Senate Minority Leader Mitch McConnell (R-KY) on Tuesday floated a one-year delay in Obamacare’s individual mandate in exchange for reviving emergency unemployment benefits for one year.
“I’m sure that many on my side who would like to see these additional weeks of benefits extended, if like the Speaker of the House indicated he supported we could find a way to extend them without actually adding to the national debt,” he said on the Senate floor. “So to that end, I’d like to propose that we be allowed — my side be allowed to offer an amendment to pay for these benefits by lifting the burden of Obamacare’s individual mandate for one year and take care of our veterans who were harmed by the recently agreed to budget deal while we are at it in the same amendment.”
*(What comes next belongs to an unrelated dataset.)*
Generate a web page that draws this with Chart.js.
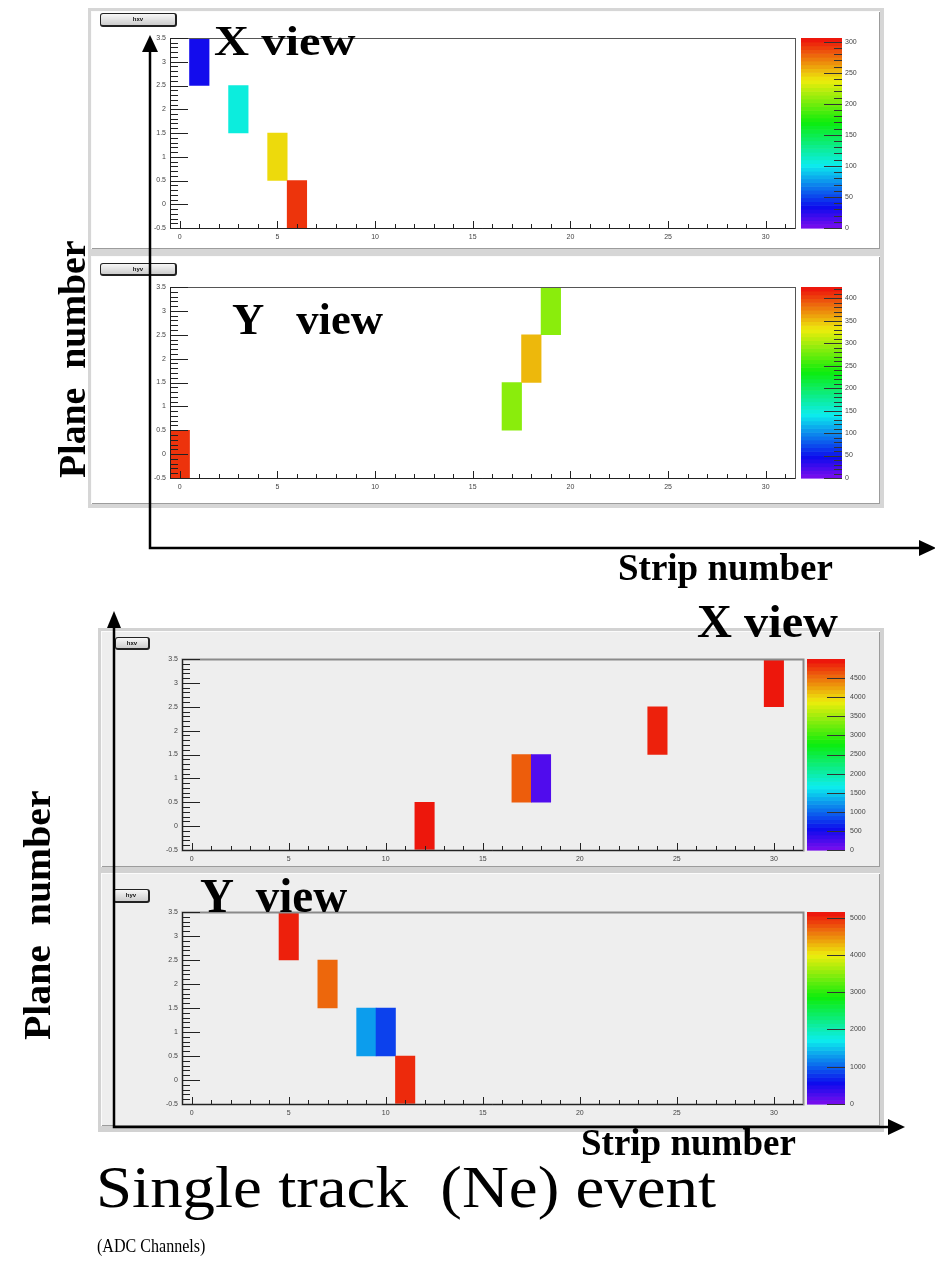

His remarks came just ahead of a procedural vote, requiring 60 senators, to break a filibuster and advance legislation to revive unemployment benefits for three months. The benefits lapsed on Dec. 28 for some 1.3 million Americans looking for work.
The nonpartisan Congressional Budget Office said last September that delaying the mandate for a year would reduce the deficit by $35 billion, with most of the savings coming from fewer Medicaid outlays and fewer premium tax credits provided to enrollees on the exchanges. It would also raise insurance premiums, CBO said, as it would result in a sicker coverage pool.
An individual mandate delay, which Republicans have repeatedly attempted and failed, is a nonstarter for Democrats as it would substantially disrupt Obamacare, especially now that many are signed up and insurance premiums are set in accordance with the mandate.
Senate Majority Leader Harry Reid (D-NV) shot down McConnell’s request.